When I started reading this book back in May, there weren’t yet any reviews and I was prepared to dig deep to write a detailed review. Since then, though, fellow Goodreader Brandon has aptly summed up the story and its strong points to a degree where I feel I’d only retread his insights. Still, I’d like to talk about some of the things I thought about this finely wrought, though occasionally frustrating debut novel by Ms. Donald. [note: this review was originally published on Goodreads]
The light sci-fi dystopia of near-future London is like looking through a funhouse mirror where things are mildly distorted but recognizable. The worst, most dehumanizing aspects of Capitalism have been repurposed here as the Death Value, in which the best and brightest are automatically pushed forward to the best schools and fast tracked to start producing big bucks in order to spend big bucks. It’s a feedback loop of self-imposed slavery, where people are located in residential Zones according to their Death Value, which fluctuate depending on a number of factors such as purchasing power, social media activity, and excessive spending on whatever for the sake of national pride.
As Brandon mentioned in his review,
Our lead character lacks the modification that allows everyone else to have a value-added user experience. With it, clothes, art, the (artificial) sky exist in new and incredible colors, all over, always. In consequence the world around and outside, the trees and the sea and the everything else not yet painted over or packaged, has become grey and threatening. This is because the modifications only permit licensed content to be seen—and the embryonic modification doesn’t let anyone opt-out.
Our main character is like a superhero. By day, she works as a stock broker in a soulless corporation filled with frat bros and the arch-typical sexist boss from hell. By night, she locks herself away in a secret room in her apartment and paints with a single color, a color only she could make. One day, she spots a Zero, so-called because they live outside the framework the government regulates and promotes. She might not have noticed him, except for an eye-catching yellow scarf tossed around his neck. Thus begins the call to adventure, but this is a subversion of a hero’s journey. Or perhaps a diversion altogether.

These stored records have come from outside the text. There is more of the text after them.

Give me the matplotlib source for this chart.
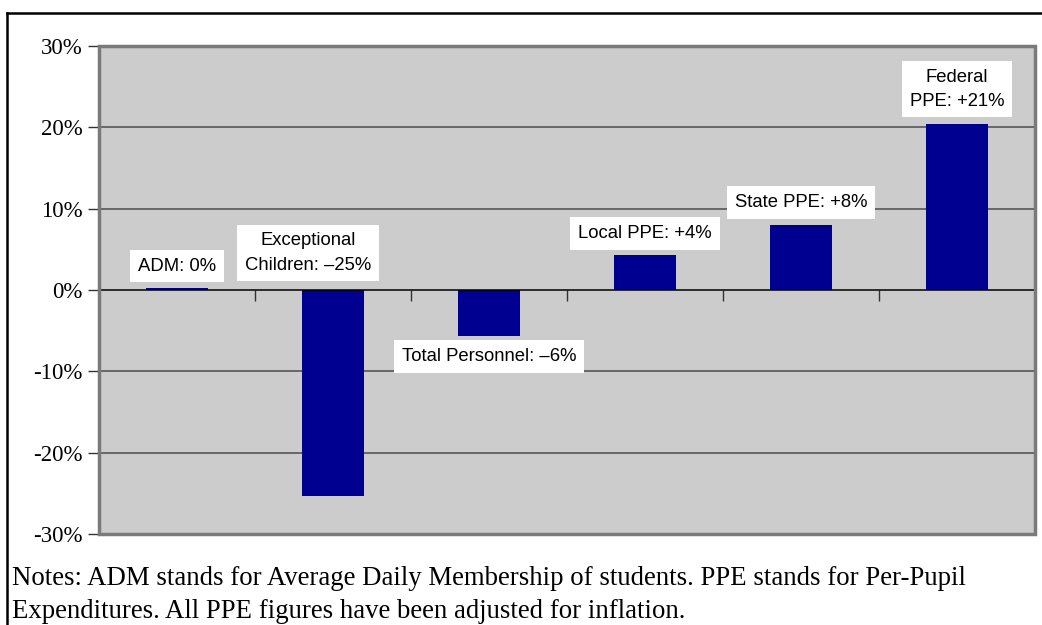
import matplotlib.pyplot as plt
from matplotlib.patches import Rectangle
from matplotlib.lines import Line2D

# data
categories = ["ADM", "Exceptional Children", "Total Personnel", "Local PPE", "State PPE", "Federal PPE"]
values = [0.2, -25.3, -5.6, 4.3, 8.0, 20.4]
bar_labels = ["ADM: 0%", "Exceptional\nChildren: \u201325%", "Total Personnel: \u20136%",
              "Local PPE: +4%", "State PPE: +8%", "Federal\nPPE: +21%"]
y_ticks = [-30, -20, -10, 0, 10, 20, 30]
y_tick_labels = ["-30%", "-20%", "-10%", "0%", "10%", "20%", "30%"]
notes = ["Notes: ADM stands for Average Daily Membership of students. PPE stands for Per-Pupil",
         "Expenditures. All PPE figures have been adjusted for inflation."]

# label placement (layout only)
label_dx = [0.0, -0.16, 0.0, 0.0, 0.0, 0.0]
label_y = [2.95, 4.55, -8.2, 6.95, 10.76, 24.7]

fig = plt.figure(figsize=(10.42, 6.25), dpi=100)
ax = fig.add_axes([0.095, 0.1456, 0.8983, 0.7808])
ax.set_facecolor("#cccccc")

x = list(range(len(categories)))
ax.bar(x, values, width=0.4, color="#000090", zorder=3)

ax.set_xlim(-0.5, len(categories) - 0.5)
ax.set_ylim(-30, 30)

# gridlines
for v in [-20, -10, 10, 20]:
    ax.axhline(v, color="#4d4d4d", lw=1.1, zorder=1)

# spines: x axis sits on zero line, gray border around plot
ax.spines["bottom"].set_position(("data", 0))
ax.spines["bottom"].set_color("black")
ax.spines["bottom"].set_linewidth(1.1)
ax.spines["bottom"].set_zorder(4)
for s in ["top", "right"]:
    ax.spines[s].set_visible(False)
ax.spines["left"].set_color("#7a7a7a")
ax.spines["left"].set_linewidth(2)
ax.add_patch(Rectangle((0, 0), 1, 1, transform=ax.transAxes, fill=False,
                       edgecolor="#7a7a7a", lw=2.5, clip_on=False, zorder=5))

ax.set_xticks([i + 0.5 for i in range(-1, len(categories))])
ax.set_xticklabels([])
ax.tick_params(axis="x", direction="out", length=8, width=1, color="#333333")

ax.set_yticks(y_ticks)
ax.set_yticklabels(y_tick_labels, family="Liberation Serif", fontsize=16.5)
ax.tick_params(axis="y", direction="out", length=8, width=1, color="#333333", pad=4)

for i, lab in enumerate(bar_labels):
    ax.text(i + label_dx[i], label_y[i], lab, ha="center", va="center",
            family="Liberation Sans", fontsize=13.3, linespacing=1.55, zorder=6,
            bbox=dict(boxstyle="square,pad=0.42", facecolor="white", edgecolor="none"))

# notes under the chart, one text per line
fig.text(0.0115, 1 - 585 / 625, notes[0], ha="left", va="baseline",
         family="Liberation Serif", fontsize=19.3)
fig.text(0.0115, 1 - 618 / 625, notes[1], ha="left", va="baseline",
         family="Liberation Serif", fontsize=19.3)

# outer frame lines
fig.add_artist(Line2D([0.007, 1.0], [0.979, 0.979], transform=fig.transFigure, color="black", lw=1.8))
fig.add_artist(Line2D([0.007, 0.007], [0.0, 0.979], transform=fig.transFigure, color="black", lw=1.8))

fig.savefig("out.png", dpi=100)
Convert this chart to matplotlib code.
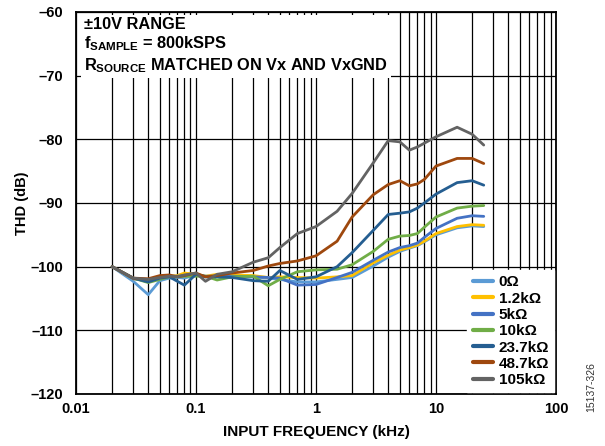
import matplotlib
matplotlib.use('Agg')
import matplotlib.pyplot as plt

plt.rcParams['font.family'] = ['Liberation Sans', 'DejaVu Sans']
plt.rcParams['font.weight'] = 'bold'
plt.rcParams['mathtext.fontset'] = 'custom'
plt.rcParams['mathtext.rm'] = 'Liberation Sans'
plt.rcParams['mathtext.bf'] = 'Liberation Sans:bold'

# input frequency, kHz
freq = [0.02, 0.03, 0.04, 0.05, 0.06, 0.07, 0.08, 0.1, 0.12, 0.15, 0.2, 0.3, 0.4, 0.5,
        0.7, 1, 1.5, 2, 3, 4, 5, 6, 7, 8, 10, 15, 20, 25]

# THD (dB) for each source resistance
thd_0 = [-100.0, -102.3, -104.4, -102.2, -101.8, -101.7, -101.8, -101.3, -101.6, -101.6,
         -101.7, -101.6, -101.8, -102.0, -102.4, -102.4, -102.0, -101.7, -99.9, -98.5,
         -97.6, -97.1, -96.7, -96.1, -95.0, -93.9, -93.6, -93.7]
thd_1k2 = [-100.0, -101.9, -102.2, -101.8, -101.5, -101.4, -101.0, -101.2, -101.5, -101.2,
           -101.3, -101.4, -101.7, -101.6, -101.7, -101.8, -101.6, -101.4, -99.4, -98.2,
           -97.4, -97.0, -96.6, -96.0, -94.8, -93.7, -93.4, -93.5]
thd_5k = [-100.0, -101.9, -102.1, -101.6, -101.5, -101.5, -101.4, -101.2, -101.5, -101.5,
          -101.5, -101.6, -101.7, -101.8, -102.9, -102.8, -101.7, -100.9, -99.0, -97.7,
          -97.0, -96.7, -96.3, -95.4, -94.0, -92.4, -92.0, -92.1]
thd_10k = [-100.0, -101.8, -102.5, -102.0, -101.6, -101.6, -101.5, -101.5, -101.5, -102.1,
           -101.6, -101.5, -103.0, -102.0, -100.8, -100.5, -100.4, -99.7, -97.6, -95.7,
           -95.2, -95.1, -94.8, -93.8, -92.2, -90.8, -90.5, -90.4]
thd_23k7 = [-100.0, -101.8, -102.4, -101.8, -101.6, -102.3, -102.9, -101.2, -101.6, -101.6,
            -101.7, -102.2, -102.3, -100.6, -102.0, -101.6, -100.0, -97.8, -94.3, -91.8,
            -91.6, -91.4, -90.8, -90.0, -88.6, -86.8, -86.5, -87.2]
thd_48k7 = [-100.0, -101.8, -101.9, -101.4, -101.3, -101.6, -101.4, -101.0, -101.6, -101.4,
            -101.0, -100.6, -99.9, -99.5, -99.1, -98.3, -96.0, -92.2, -88.7, -87.1,
            -86.5, -87.3, -87.0, -86.3, -84.2, -83.0, -83.0, -83.8]
thd_105k = [-100.0, -101.8, -102.0, -101.7, -101.5, -101.6, -101.3, -101.0, -102.3, -101.2,
            -100.8, -99.3, -98.6, -97.0, -94.8, -93.7, -91.3, -88.5, -83.7, -80.2,
            -80.4, -81.7, -81.2, -80.6, -79.6, -78.1, -79.2, -80.9]

labels = ['0Ω', '1.2kΩ', '5kΩ', '10kΩ', '23.7kΩ', '48.7kΩ', '105kΩ']
series = [thd_0, thd_1k2, thd_5k, thd_10k, thd_23k7, thd_48k7, thd_105k]
colors = ['#5B9BD5', '#FFC000', '#4472C4', '#70AD47', '#255E91', '#9E480E', '#636363']

yticks = [-120, -110, -100, -90, -80, -70, -60]

fig = plt.figure(figsize=(6.05, 4.46), dpi=100)
ax = fig.add_axes([0.1256, 0.1166, 0.7934, 0.8565])

for y, c, l in zip(series, colors, labels):
    ax.plot(freq, y, color=c, lw=2.0, label=l, solid_capstyle='round')

ax.set_xscale('log')
ax.set_xlim(0.01, 100)
ax.set_ylim(-120, -60)
ax.set_yticks(yticks)
ax.set_yticklabels(['\u2013%d' % abs(v) for v in yticks])
ax.set_xticks([0.01, 0.1, 1, 10, 100])
ax.set_xticklabels(['0.01', '0.1', '1', '10', '100'])
ax.grid(True, which='both', axis='x', color='black', lw=0.9)
ax.grid(True, which='major', axis='y', color='black', lw=0.9)
ax.set_axisbelow(True)
ax.tick_params(which='both', length=0, labelsize=10.5)
ax.tick_params(axis='y', pad=9)
ax.tick_params(axis='x', pad=6)
for s in ax.spines.values():
    s.set_linewidth(1.3)

ax.set_xlabel('INPUT FREQUENCY (kHz)', fontsize=11, fontweight='bold', labelpad=6)
ax.set_ylabel('THD (dB)', fontsize=10.5, fontweight='bold', labelpad=1)

note = ('±10V RANGE\n'
        r'f$_{\mathbf{SAMPLE}}$ = 800kSPS' + '\n'
        r'R$_{\mathbf{SOURCE}}$ MATCHED ON Vx AND VxGND')
ax.text(0.017, 0.987, note, transform=ax.transAxes, va='top', ha='left',
        fontsize=11.8, fontweight='bold', linespacing=1.2, zorder=5,
        bbox=dict(facecolor='white', edgecolor='none', pad=2.5))

leg = ax.legend(loc='lower right', bbox_to_anchor=(1, 0), borderaxespad=0.1,
                fontsize=11, frameon=True, fancybox=False, framealpha=1,
                edgecolor='white', handlelength=1.3, handletextpad=0.4,
                labelspacing=0.15, borderpad=0.35)
for t in leg.get_texts():
    t.set_fontweight('bold')
for h in leg.get_lines():
    h.set_linewidth(3)

fig.text(0.978, 0.132, '15137-326', rotation=90, fontsize=7.5, fontweight='normal',
         ha='center', va='center', color='#333333')

fig.savefig('out.png', dpi=100)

The first half of the book sets up key relationships between the main character and her best friend and colleague, Kathy; her former professor, who encouraged critical thinking and subversion through her art; her mother, a doctor; a romantic interest, Robert, and Robert’s transgendered friend, Adrienne. A haze of alcoholism blunts real connection with these people. Our hero resorts to sarcastic quips and dry wit to survive the sinking feeling that people are sheeple. There’s a tawdry, almost tabloid feeling to this fictional reality. The casual superficiality of most human interaction is brought to the forefront and it stings the eyes to read. No one seems to say what they actually mean or mean what they say.
When our hero has her revelation, we’re thrusted into part two, in which the narration shifts from a third person perspective to her voice. This worked…less well for me. It reminded me of Jonathan Lethem’s change of narration in The Fortress of Solitude, even though these books have little else in common. I’m all for experimenting with voice, but there has to be a reason to switch halfway through the book, and I didn’t get quite enough interior insight to make this as successful a transition as it could have been.
Generally speaking, the second half has some brilliant moments that are marred by uneven pacing and what seems like a rush to get to the denouement at the end. Conveniences and contrivances for plot purposes are a bit too tidy. I don’t want to reveal too many spoilers, but the main character’s automatic acceptance into the burgeoning underground group, or resistance, comes across as way too easy. I got strong Mary Sue vibes in that our hero is brilliant, but damaged. A victim who is the only one who can get people to open their eyes. Of course, something has to be special about her, otherwise we have no reason to follow her story.
Still, it’s maddening when she is the only character who isn’t color-blind and is the only artist, and of course her art must be brilliant, like Banksy, but a potent symbol for revolution. She’s intelligent and witty and apparently attractive with a strong sense of justice and a disdain for the injustice of the system in which they all live and a definitive drinking problem and a well-spring of feelings so strong that every strong emotion she has is almost inevitably described as almost bursting through her chest. Aliens, this is not. A 3-dimensional character is there, strong and true, but there isn’t much room for growth or change on an interior plane. Shaving one’s head and going by a different name and confronting addiction come across as placeholders for real, deeper change.
The prose is vivid and cunning throughout. Occasionally so many metaphors are in play that they collectively lose their potency. Careful attention to individual lines and phrasings give off the whiff of purple prose, and the profligacy of adverbs will work for some people, but I felt some light editing would clean these sections up. Dialogue zings, but rings less true in part two when it devolves into shapeless banter. Like the switching of POV, these stylistic choices will work for some and won’t for others.
It’s not a “difficult” book, but I personally didn’t find it conducive to reading straight through in one sitting. Like Brandon, I had to confront this book piecemeal, sometimes leaving it alone for days at a time. There are sharp edges here and it can cut you. It’s unapologetic reimagining of our own fictional existence. It’s asking you to open your eyes and to see, to really see what life can be.